Di mata Elia, janda di Sarfat itu telah memperlihatkan wajah Allah. Melalui janda itu, Sang Nabi bisa merasakan kasih Allah. Jangan lupa, janda itu merupakan orang asing, musuh Israel lagi. Tetapi, dia mau dipakai Allah untuk memberikan kehidupan kepada Elia melalui berbagi dalam kekurangannya.
Timbul pertanyaan kita sekarang, apakah ciri-ciri orang yang hidup dalam kemurahan hati?
Pertama, ia mampu mengasihi sesama manusia. Di dalam penderitaan, ia harus mengalami ujian iman dengan menerima seorang asing di tengah kesusahannya. Dia bertemu dengan Nabi Elia dan mempersilahkannya masuk ke rumah meski berdasarkan pandangan budaya Timur bisa membuat posisinya tidak nyaman. Tetapi sikap ramah mengalahkan sikap negatif. Tak ada alasan untuk tidak mengasihi dan menolong orang lain.
Kedua, bertindak dengan Iman yang besar. Ia tak hanya menyambut Elia dengan ramah, tetapi ia juga menurut ketika diperintahkan Elia untuk membuat roti baginya meski pada saat itu, ia hanya punya sedikit tepung dan minyak, hanya cukup untuk membuat sepotong kecil roti (ay. 11-12). Ini adalah langkah iman, ia tak ingin mencari alasan untuk menolak permintaan itu. Dia memberikan semua yang dia punya kepada Elia dan menyerahkan dirinya kepada Tuhan. Ia percaya pada perkataan Elia bahwa tepung dan minyak itu tidak akan habis.

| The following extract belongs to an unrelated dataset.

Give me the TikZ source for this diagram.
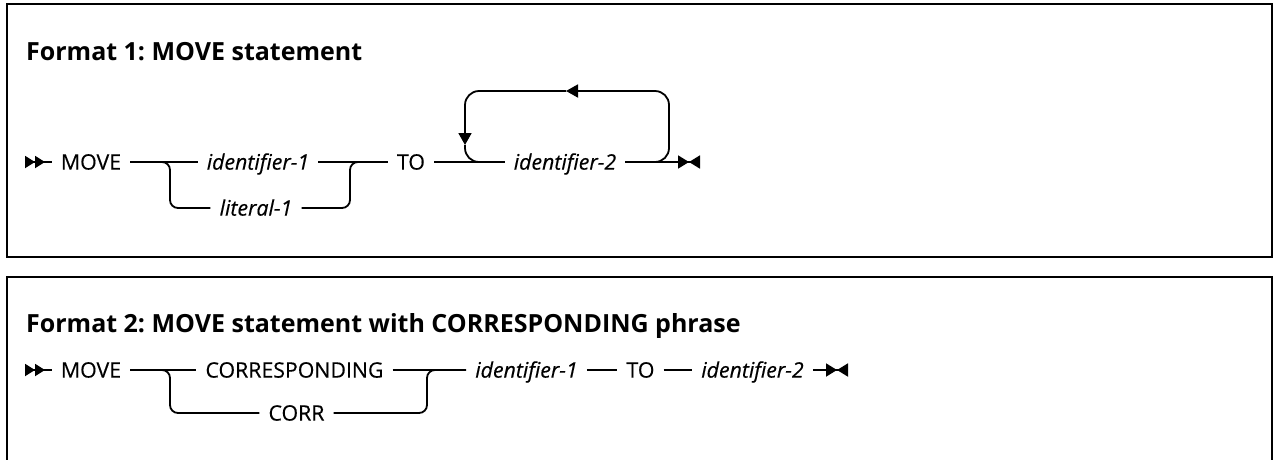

Ketiga, memberi yang terbaik kepada Tuhan. Tindakan janda ini memberi seluruh miliknya kepada Elia membuktikan bahwa ia memiliki kasih yang besar kepada Tuhan. Memang saat itu Elia terkesan hanya mementingkan perut sendiri. Tetapi pada kenyataannya, Tuhan bekerja memelihara hidup janda Sarfat lebih dari sebelumnya. Tuhan tidak pernah meninggalkan anaknya yang setia. Kasih kepada Tuhan tidak pernah kehilangan balasannya. Barangsiapa mengasihi dan mengutamakan Tuhan, tidak pernah ditinggalkan-Nya. Karena itu, bertindaklah senantiasa dengan iman dan kepercayaan maka pemeliharaan Allah akan tetap terjadi. (rsnh)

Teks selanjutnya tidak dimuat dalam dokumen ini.